To serve and protect

Personally, I did not need the EPA’s report that climate change is here, and clearly, things will only to get worst if we do nothing. I cannot wait for the powers-to-be face deal with the fact that we are stressing our planet. I write my representatives, letting them know I do believe that we need to change before we find ourselves in a corner we cannot escape.

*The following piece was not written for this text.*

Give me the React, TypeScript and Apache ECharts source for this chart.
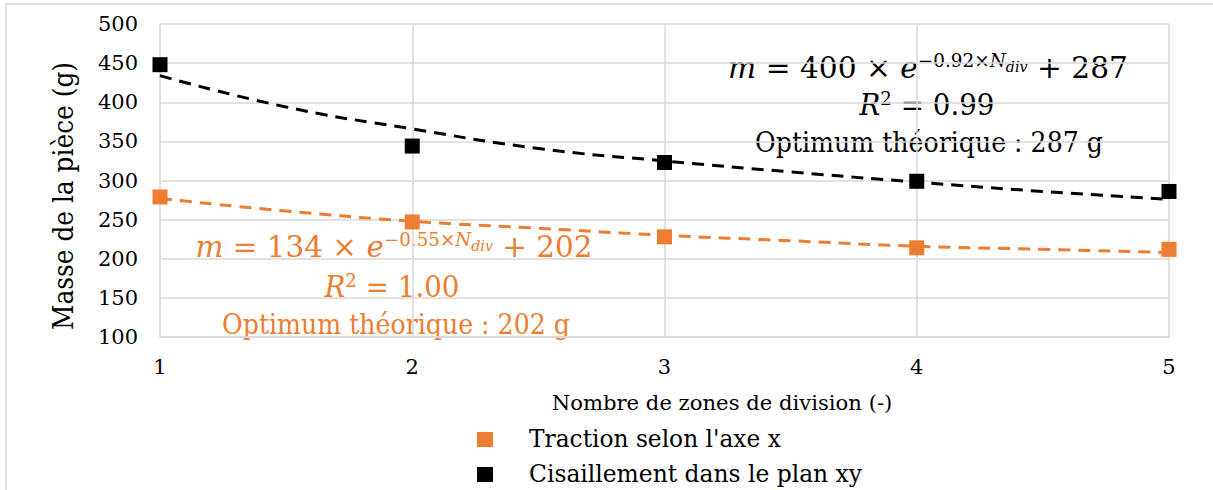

In the meanwhile, I make the changes I can. Our house generates but a bag of trash that cannot be recycled, composted or repurposed about every 10 days. And of course, I will run the dishwasher only when filled to over-maximum capacity and all the bulbs are LED. I am no only in an area that offers any kind of mass transit and try to bundle my errands. Then course, as I have been for years, I cook and eat foods that come from my immediately area – to the point where I could be considered militant. From this time of year into the first frosts I am working/eating with about 90% local foods. And, yes I am fortunate that much comes from my yard. Dream as I might not everything comes out of my yard: around me are strawberry fields and peach orchards allowing me to gather these beloved seasonal icons from just down the road. Strangely, right now, the impact of climate change has been a bonanza for this year’s strawberry crop – just enough rain in early spring with a sharp right turn into summer heat. Be warned though, they are also heavily sprayed, and I will only buy organic ones. Hot and dry those berries have ripened into sweet, deep-ruby red two-bite pleasures.  I have not has a strawberry in almost a year, and last year’s harvest offered just the opposite in satisfaction. Tossed with some chopped spearmint, and we are having sweet tooth seasonal satisfaction.

 I wonder how many more seasons I have I enjoy this splatter of crimson during an otherwise period of green, or when the day will come when the well that waters my garden runs dry?